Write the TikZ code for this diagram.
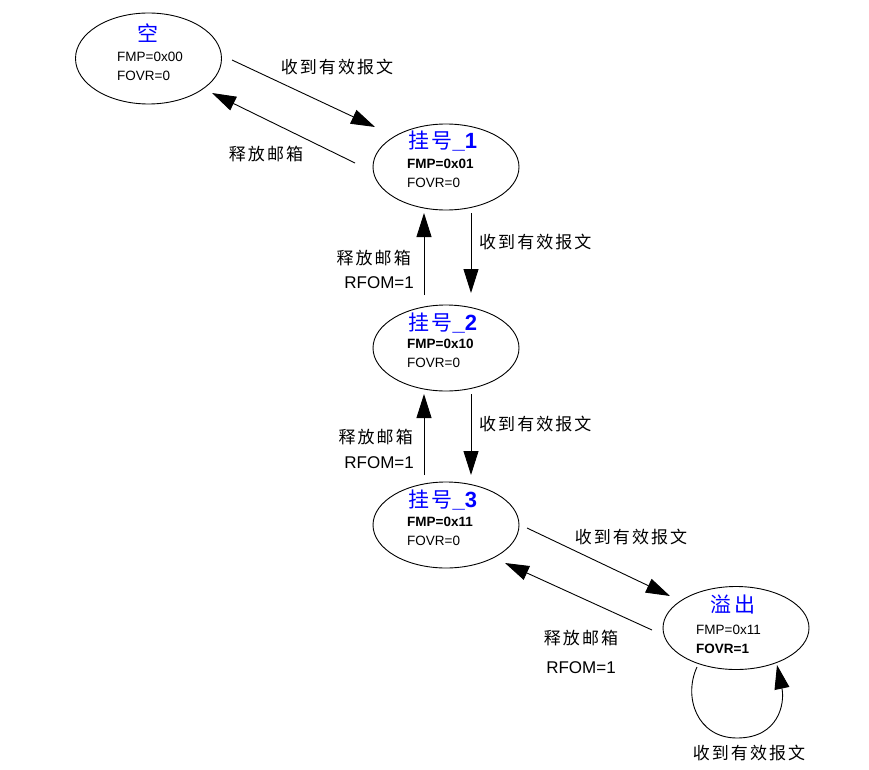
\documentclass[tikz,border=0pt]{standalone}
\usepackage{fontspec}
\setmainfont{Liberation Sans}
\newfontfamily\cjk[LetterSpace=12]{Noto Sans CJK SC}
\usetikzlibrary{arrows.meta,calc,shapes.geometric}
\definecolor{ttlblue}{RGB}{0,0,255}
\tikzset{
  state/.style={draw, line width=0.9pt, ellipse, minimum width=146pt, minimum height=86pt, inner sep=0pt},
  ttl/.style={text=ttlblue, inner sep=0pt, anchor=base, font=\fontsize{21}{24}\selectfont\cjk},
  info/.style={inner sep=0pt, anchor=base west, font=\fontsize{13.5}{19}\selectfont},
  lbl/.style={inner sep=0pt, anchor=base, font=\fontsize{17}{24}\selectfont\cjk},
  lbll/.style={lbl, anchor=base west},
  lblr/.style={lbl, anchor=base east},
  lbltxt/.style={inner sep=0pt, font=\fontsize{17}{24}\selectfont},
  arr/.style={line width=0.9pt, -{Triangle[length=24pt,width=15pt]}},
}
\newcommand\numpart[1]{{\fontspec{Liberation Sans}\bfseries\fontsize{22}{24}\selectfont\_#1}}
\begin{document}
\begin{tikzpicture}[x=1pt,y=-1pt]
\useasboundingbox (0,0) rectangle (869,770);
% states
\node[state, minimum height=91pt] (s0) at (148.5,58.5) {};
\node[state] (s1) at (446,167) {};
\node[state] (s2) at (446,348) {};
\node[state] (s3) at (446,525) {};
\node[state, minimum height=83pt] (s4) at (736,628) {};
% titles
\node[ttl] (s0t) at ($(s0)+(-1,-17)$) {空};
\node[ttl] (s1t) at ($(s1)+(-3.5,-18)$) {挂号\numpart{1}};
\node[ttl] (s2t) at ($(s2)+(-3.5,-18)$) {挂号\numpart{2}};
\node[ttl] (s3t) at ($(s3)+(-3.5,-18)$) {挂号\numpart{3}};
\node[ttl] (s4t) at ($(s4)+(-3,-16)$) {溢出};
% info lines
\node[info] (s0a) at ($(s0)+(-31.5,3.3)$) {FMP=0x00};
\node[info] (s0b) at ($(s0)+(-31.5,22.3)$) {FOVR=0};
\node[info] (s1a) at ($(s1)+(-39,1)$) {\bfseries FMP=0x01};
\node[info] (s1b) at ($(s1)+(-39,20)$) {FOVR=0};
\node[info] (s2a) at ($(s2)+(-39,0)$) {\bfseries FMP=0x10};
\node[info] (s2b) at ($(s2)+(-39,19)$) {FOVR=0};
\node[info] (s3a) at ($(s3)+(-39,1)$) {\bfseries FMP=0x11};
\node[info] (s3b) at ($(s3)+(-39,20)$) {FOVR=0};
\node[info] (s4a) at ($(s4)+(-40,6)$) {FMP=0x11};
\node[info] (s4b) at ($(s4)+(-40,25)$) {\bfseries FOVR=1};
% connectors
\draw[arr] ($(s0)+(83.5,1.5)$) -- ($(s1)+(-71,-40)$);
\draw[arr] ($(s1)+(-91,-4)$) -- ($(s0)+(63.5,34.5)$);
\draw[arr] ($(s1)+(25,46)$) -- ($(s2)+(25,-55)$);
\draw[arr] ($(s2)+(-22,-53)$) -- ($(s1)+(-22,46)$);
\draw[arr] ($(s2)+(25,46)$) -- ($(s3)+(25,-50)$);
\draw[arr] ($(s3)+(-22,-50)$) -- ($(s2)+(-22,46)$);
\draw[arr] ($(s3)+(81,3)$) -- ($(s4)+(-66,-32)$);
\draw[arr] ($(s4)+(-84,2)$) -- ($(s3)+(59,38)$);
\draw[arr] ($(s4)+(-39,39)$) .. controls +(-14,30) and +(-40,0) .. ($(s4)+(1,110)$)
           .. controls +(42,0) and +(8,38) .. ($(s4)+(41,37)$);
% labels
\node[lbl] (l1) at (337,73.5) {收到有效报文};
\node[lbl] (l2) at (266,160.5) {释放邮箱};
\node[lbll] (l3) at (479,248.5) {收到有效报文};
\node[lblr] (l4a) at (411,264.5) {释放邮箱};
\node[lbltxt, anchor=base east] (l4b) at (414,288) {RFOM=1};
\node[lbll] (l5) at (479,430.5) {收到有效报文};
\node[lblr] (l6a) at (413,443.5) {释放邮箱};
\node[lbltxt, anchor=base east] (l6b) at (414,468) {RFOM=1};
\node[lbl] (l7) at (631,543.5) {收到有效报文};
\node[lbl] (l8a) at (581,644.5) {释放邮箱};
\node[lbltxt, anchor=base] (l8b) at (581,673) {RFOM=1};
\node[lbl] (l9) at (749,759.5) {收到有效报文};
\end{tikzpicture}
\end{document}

= Exercise task =
Set down the complete material exactly, but do not include the images.

= Solved problem =
Write the TikZ code for this diagram.
\documentclass[tikz,border=0pt]{standalone}
\usepackage{fontspec}
\setmainfont{Liberation Sans}
\newfontfamily\cjk[LetterSpace=12]{Noto Sans CJK SC}
\usetikzlibrary{arrows.meta,calc,shapes.geometric}
\definecolor{ttlblue}{RGB}{0,0,255}
\tikzset{
  state/.style={draw, line width=0.9pt, ellipse, minimum width=146pt, minimum height=86pt, inner sep=0pt},
  ttl/.style={text=ttlblue, inner sep=0pt, anchor=base, font=\fontsize{21}{24}\selectfont\cjk},
  info/.style={inner sep=0pt, anchor=base west, font=\fontsize{13.5}{19}\selectfont},
  lbl/.style={inner sep=0pt, anchor=base, font=\fontsize{17}{24}\selectfont\cjk},
  lbll/.style={lbl, anchor=base west},
  lblr/.style={lbl, anchor=base east},
  lbltxt/.style={inner sep=0pt, font=\fontsize{17}{24}\selectfont},
  arr/.style={line width=0.9pt, -{Triangle[length=24pt,width=15pt]}},
}
\newcommand\numpart[1]{{\fontspec{Liberation Sans}\bfseries\fontsize{22}{24}\selectfont\_#1}}
\begin{document}
\begin{tikzpicture}[x=1pt,y=-1pt]
\useasboundingbox (0,0) rectangle (869,770);
% states
\node[state, minimum height=91pt] (s0) at (148.5,58.5) {};
\node[state] (s1) at (446,167) {};
\node[state] (s2) at (446,348) {};
\node[state] (s3) at (446,525) {};
\node[state, minimum height=83pt] (s4) at (736,628) {};
% titles
\node[ttl] (s0t) at ($(s0)+(-1,-17)$) {空};
\node[ttl] (s1t) at ($(s1)+(-3.5,-18)$) {挂号\numpart{1}};
\node[ttl] (s2t) at ($(s2)+(-3.5,-18)$) {挂号\numpart{2}};
\node[ttl] (s3t) at ($(s3)+(-3.5,-18)$) {挂号\numpart{3}};
\node[ttl] (s4t) at ($(s4)+(-3,-16)$) {溢出};
% info lines
\node[info] (s0a) at ($(s0)+(-31.5,3.3)$) {FMP=0x00};
\node[info] (s0b) at ($(s0)+(-31.5,22.3)$) {FOVR=0};
\node[info] (s1a) at ($(s1)+(-39,1)$) {\bfseries FMP=0x01};
\node[info] (s1b) at ($(s1)+(-39,20)$) {FOVR=0};
\node[info] (s2a) at ($(s2)+(-39,0)$) {\bfseries FMP=0x10};
\node[info] (s2b) at ($(s2)+(-39,19)$) {FOVR=0};
\node[info] (s3a) at ($(s3)+(-39,1)$) {\bfseries FMP=0x11};
\node[info] (s3b) at ($(s3)+(-39,20)$) {FOVR=0};
\node[info] (s4a) at ($(s4)+(-40,6)$) {FMP=0x11};
\node[info] (s4b) at ($(s4)+(-40,25)$) {\bfseries FOVR=1};
% connectors
\draw[arr] ($(s0)+(83.5,1.5)$) -- ($(s1)+(-71,-40)$);
\draw[arr] ($(s1)+(-91,-4)$) -- ($(s0)+(63.5,34.5)$);
\draw[arr] ($(s1)+(25,46)$) -- ($(s2)+(25,-55)$);
\draw[arr] ($(s2)+(-22,-53)$) -- ($(s1)+(-22,46)$);
\draw[arr] ($(s2)+(25,46)$) -- ($(s3)+(25,-50)$);
\draw[arr] ($(s3)+(-22,-50)$) -- ($(s2)+(-22,46)$);
\draw[arr] ($(s3)+(81,3)$) -- ($(s4)+(-66,-32)$);
\draw[arr] ($(s4)+(-84,2)$) -- ($(s3)+(59,38)$);
\draw[arr] ($(s4)+(-39,39)$) .. controls +(-14,30) and +(-40,0) .. ($(s4)+(1,110)$)
           .. controls +(42,0) and +(8,38) .. ($(s4)+(41,37)$);
% labels
\node[lbl] (l1) at (337,73.5) {收到有效报文};
\node[lbl] (l2) at (266,160.5) {释放邮箱};
\node[lbll] (l3) at (479,248.5) {收到有效报文};
\node[lblr] (l4a) at (411,264.5) {释放邮箱};
\node[lbltxt, anchor=base east] (l4b) at (414,288) {RFOM=1};
\node[lbll] (l5) at (479,430.5) {收到有效报文};
\node[lblr] (l6a) at (413,443.5) {释放邮箱};
\node[lbltxt, anchor=base east] (l6b) at (414,468) {RFOM=1};
\node[lbl] (l7) at (631,543.5) {收到有效报文};
\node[lbl] (l8a) at (581,644.5) {释放邮箱};
\node[lbltxt, anchor=base] (l8b) at (581,673) {RFOM=1};
\node[lbl] (l9) at (749,759.5) {收到有效报文};
\end{tikzpicture}
\end{document}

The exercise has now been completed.